**DATA EXCERPT**
____
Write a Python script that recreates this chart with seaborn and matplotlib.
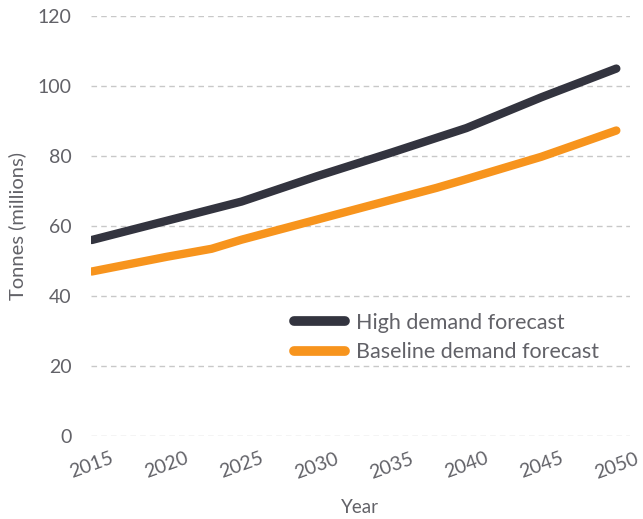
import seaborn as sns
import matplotlib.pyplot as plt
import pandas as pd

# data
high_years = [2015, 2020, 2025, 2030, 2035, 2040, 2045, 2050]
high_values = [56, 61.5, 67, 74.2, 81, 88, 96.8, 105]
base_years = [2015, 2020, 2023, 2025, 2030, 2035, 2038, 2040, 2045, 2050]
base_values = [47, 51.2, 53.5, 56.1, 61.8, 67.5, 70.9, 73.4, 79.8, 87.3]
series_names = ["High demand forecast", "Baseline demand forecast"]
tick_years = [2015, 2020, 2025, 2030, 2035, 2040, 2045, 2050]
y_ticks = [0, 20, 40, 60, 80, 100, 120]

df = pd.concat([
    pd.DataFrame({"Year": high_years, "Tonnes": high_values, "Series": series_names[0]}),
    pd.DataFrame({"Year": base_years, "Tonnes": base_values, "Series": series_names[1]}),
])

sns.set_theme(style="white")
plt.rcParams["font.family"] = ["Lato", "DejaVu Sans"]
text_col = "#626268"

fig = plt.figure(figsize=(6.43, 5.19), dpi=100)
ax = fig.add_axes([0.1415, 0.16, 0.838, 0.809])

p = sns.lineplot(data=df, x="Year", y="Tonnes", hue="Series", hue_order=series_names,
                 palette=["#33343f", "#f7941d"], linewidth=6,
                 solid_capstyle="round", ax=ax)

ax.set_ylim(0, 120)
ax.set_xlim(2014.95, 2050.9)
ax.set_yticks(y_ticks)
ax.set_xticks(tick_years)
ax.set_xticklabels([str(y) for y in tick_years], rotation=20, ha="center")
ax.yaxis.grid(True, linestyle=(0, (4, 3)), color="#c8c8c8", linewidth=1)
ax.xaxis.grid(False)
sns.despine(ax=ax, left=True, bottom=True)
ax.tick_params(axis="both", length=0, labelsize=14, labelcolor=text_col)
ax.tick_params(axis="y", pad=14)
ax.tick_params(axis="x", pad=10)

ax.set_xlabel("Year", fontsize=13.5, color=text_col, labelpad=13)
ax.set_ylabel("Tonnes (millions)", fontsize=14.5, color=text_col, labelpad=8)

leg = ax.legend(loc="upper left", bbox_to_anchor=(0.34, 0.34), frameon=False,
                fontsize=15.5, handlelength=2.4, handletextpad=0.5, labelspacing=0.45)
for h in leg.get_lines():
    h.set_linewidth(7)
    h.set_solid_capstyle("round")
for t in leg.get_texts():
    t.set_color(text_col)

fig.savefig("out.png", dpi=100)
____
**TASK TO COMPLETE**
Take the listing above and print it exactly, apart from the pictures.

**EXERCISE OUTPUT**
Write a Python script that recreates this chart with seaborn and matplotlib.
import seaborn as sns
import matplotlib.pyplot as plt
import pandas as pd

# data
high_years = [2015, 2020, 2025, 2030, 2035, 2040, 2045, 2050]
high_values = [56, 61.5, 67, 74.2, 81, 88, 96.8, 105]
base_years = [2015, 2020, 2023, 2025, 2030, 2035, 2038, 2040, 2045, 2050]
base_values = [47, 51.2, 53.5, 56.1, 61.8, 67.5, 70.9, 73.4, 79.8, 87.3]
series_names = ["High demand forecast", "Baseline demand forecast"]
tick_years = [2015, 2020, 2025, 2030, 2035, 2040, 2045, 2050]
y_ticks = [0, 20, 40, 60, 80, 100, 120]

df = pd.concat([
    pd.DataFrame({"Year": high_years, "Tonnes": high_values, "Series": series_names[0]}),
    pd.DataFrame({"Year": base_years, "Tonnes": base_values, "Series": series_names[1]}),
])

sns.set_theme(style="white")
plt.rcParams["font.family"] = ["Lato", "DejaVu Sans"]
text_col = "#626268"

fig = plt.figure(figsize=(6.43, 5.19), dpi=100)
ax = fig.add_axes([0.1415, 0.16, 0.838, 0.809])

p = sns.lineplot(data=df, x="Year", y="Tonnes", hue="Series", hue_order=series_names,
                 palette=["#33343f", "#f7941d"], linewidth=6,
                 solid_capstyle="round", ax=ax)

ax.set_ylim(0, 120)
ax.set_xlim(2014.95, 2050.9)
ax.set_yticks(y_ticks)
ax.set_xticks(tick_years)
ax.set_xticklabels([str(y) for y in tick_years], rotation=20, ha="center")
ax.yaxis.grid(True, linestyle=(0, (4, 3)), color="#c8c8c8", linewidth=1)
ax.xaxis.grid(False)
sns.despine(ax=ax, left=True, bottom=True)
ax.tick_params(axis="both", length=0, labelsize=14, labelcolor=text_col)
ax.tick_params(axis="y", pad=14)
ax.tick_params(axis="x", pad=10)

ax.set_xlabel("Year", fontsize=13.5, color=text_col, labelpad=13)
ax.set_ylabel("Tonnes (millions)", fontsize=14.5, color=text_col, labelpad=8)

leg = ax.legend(loc="upper left", bbox_to_anchor=(0.34, 0.34), frameon=False,
                fontsize=15.5, handlelength=2.4, handletextpad=0.5, labelspacing=0.45)
for h in leg.get_lines():
    h.set_linewidth(7)
    h.set_solid_capstyle("round")
for t in leg.get_texts():
    t.set_color(text_col)

fig.savefig("out.png", dpi=100)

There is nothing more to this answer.